-- Task description --
Only the number is wanted: how many lines of the data contain "this"?
'''
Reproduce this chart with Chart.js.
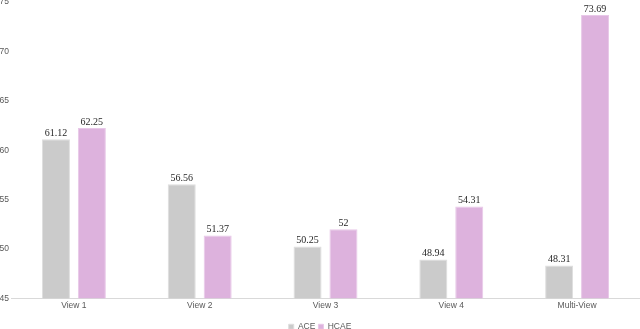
<!DOCTYPE html>
<html><head><meta charset="utf-8">
<script src="https://cdn.jsdelivr.net/npm/chart.js@4/dist/chart.umd.min.js"></script>
<style>
html,body{margin:0;padding:0;background:#fff;overflow:hidden}
#wrap{position:relative;width:640px;height:329px;overflow:hidden}
#box{position:absolute;left:0px;top:-5px;width:640px;height:346px}
</style></head><body>
<div id="wrap"><div id="box"><canvas id="c"></canvas></div></div>
<script>
const categories = ["View 1","View 2","View 3","View 4","Multi-View"];
const aceValues = [61.12, 56.56, 50.25, 48.94, 48.31];
const hcaeValues = [62.25, 51.37, 52, 54.31, 73.69];
const yTicks = [45, 50, 55, 60, 65, 70, 75];

const labelPlugin = {
  id: 'barLabels',
  afterDatasetsDraw(chart) {
    const ctx = chart.ctx;
    ctx.save();
    ctx.font = '10px "Liberation Serif", "DejaVu Serif", serif';
    ctx.fillStyle = '#262626';
    ctx.textAlign = 'center';
    ctx.textBaseline = 'bottom';
    chart.data.datasets.forEach((ds, i) => {
      chart.getDatasetMeta(i).data.forEach((bar, j) => {
        ctx.fillText(String(ds.data[j]), bar.x, bar.y - 1);
      });
    });
    ctx.restore();
  }
};

const tickFont = {family: '"Liberation Sans", "Open Sans", sans-serif', size: 8.5};

new Chart(document.getElementById('c'), {
  type: 'bar',
  data: {
    labels: categories,
    datasets: [
      {label: 'ACE', data: aceValues, backgroundColor: '#cbcbcb', borderColor:'#dedede', borderWidth: 1},
      {label: 'HCAE', data: hcaeValues, backgroundColor: '#ddb2dd', borderColor:'#e8c8e8', borderWidth: 1}
    ]
  },
  options: {
    responsive: true,
    maintainAspectRatio: false,
    animation: false,
    layout: {padding: {top: 0, right: 0, bottom: 0, left: 0}},
    datasets: {bar: {categoryPercentage: 0.571, barPercentage: 0.78}},
    scales: {
      x: {
        grid: {display: false, drawTicks: false},
        border: {display: true, color: '#d9d9d9', width: 1},
        afterFit(axis) { axis.height += 7; },
        ticks: {color: '#595959', font: tickFont, padding: 2}
      },
      y: {
        min: 45, max: 75,
        afterBuildTicks(axis) { axis.ticks = yTicks.map(v => ({value: v})); },
        afterFit(axis) { axis.width = 11; },
        grid: {display: false, drawTicks: false},
        border: {display: false},
        ticks: {color: '#595959', font: tickFont, padding: 2}
      }
    },
    plugins: {
      legend: {
        position: 'bottom',
        labels: {boxWidth: 5, boxHeight: 5, padding: 3, color: '#595959',
          font: {family: '"Liberation Sans", "Open Sans", sans-serif', size: 8.5}}
      },
      tooltip: {enabled: false}
    }
  },
  plugins: [labelPlugin]
});
</script>
</body></html>
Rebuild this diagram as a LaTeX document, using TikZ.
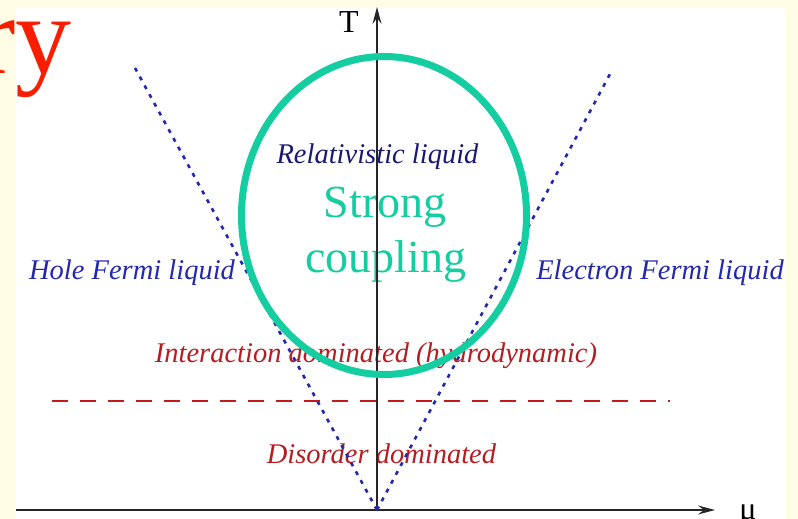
\documentclass[tikz,border=0pt]{standalone}
\usepackage{fontspec}
\setmainfont{Liberation Serif}
\usetikzlibrary{arrows.meta}

\definecolor{slidebg}{RGB}{255,253,228}
\definecolor{titlered}{RGB}{250,30,0}
\definecolor{phaseblue}{RGB}{35,40,175}
\definecolor{darkblue}{RGB}{25,25,115}
\definecolor{phasered}{RGB}{180,30,35}
\definecolor{couplegreen}{RGB}{20,205,160}

\begin{document}
\begin{tikzpicture}[x=1pt, y=-1pt, every node/.style={inner sep=0pt},
  phase/.style={anchor=base, font=\fontsize{28.5}{30}\selectfont\itshape},
  axis/.style={line width=1.2pt, black!85, -{Stealth[length=17pt,width=9pt,inset=6pt]}},
  crossover/.style={line width=2.6pt, phaseblue, dash pattern=on 4pt off 6pt}]
  \useasboundingbox (0,0) rectangle (798,519);

  % slide background
  \fill[slidebg] (0,0) rectangle (798,519);
  \fill[white] (16,8) rectangle (786,519);
  \node[anchor=base east, text=titlered, font=\fontsize{112}{112}\selectfont] (title) at (72,74) {ry};

  % region labels
  \node[phase, text=darkblue] (rel) at (377.5,163) {Relativistic liquid};
  \node[phase, text=phaseblue] (hole) at (132,279) {Hole Fermi liquid};
  \node[phase, text=phaseblue] (elec) at (660,279) {Electron Fermi liquid};
  \node[phase, text=phasered] (hydro) at (376,362) {Interaction dominated (hydrodynamic)};
  \node[phase, text=phasered] (disorder) at (381.5,463) {Disorder dominated};
  \node[anchor=base, text=couplegreen, font=\fontsize{46}{46}\selectfont] (strong) at (385,217) {Strong};
  \node[anchor=base, text=couplegreen, font=\fontsize{46}{46}\selectfont] (coupling) at (386,272) {coupling};

  % axes
  \coordinate (o) at (377,510);
  \coordinate (ttip) at (377,7);
  \coordinate (mutip) at (715,510);
  \coordinate (mustart) at (16,510);
  \draw[axis] (o) -- (ttip);
  \draw[axis] (mustart) -- (mutip);
  \node[anchor=base, font=\fontsize{32}{32}\selectfont] (tlabel) at (349,33) {T};
  \node[anchor=base, font=\fontsize{32}{32}\selectfont] (mulabel) at (748,519) {μ};

  % crossover lines
  \coordinate (holeend) at (135,68);
  \coordinate (elecend) at (610,74);
  \draw[crossover] (o) -- (holeend);
  \draw[crossover] (o) -- (elecend);

  % disorder boundary
  \coordinate (dleft) at (52,401);
  \coordinate (dright) at (670,401);
  \draw[line width=1.5pt, phasered!80!red, dash pattern=on 16pt off 12pt] (dleft) -- (dright);

  % strong coupling region
  \draw[line width=7pt, couplegreen] (384,215.5) ellipse [x radius=142.5, y radius=159];
\end{tikzpicture}
\end{document}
'''
-- Exercise result --
2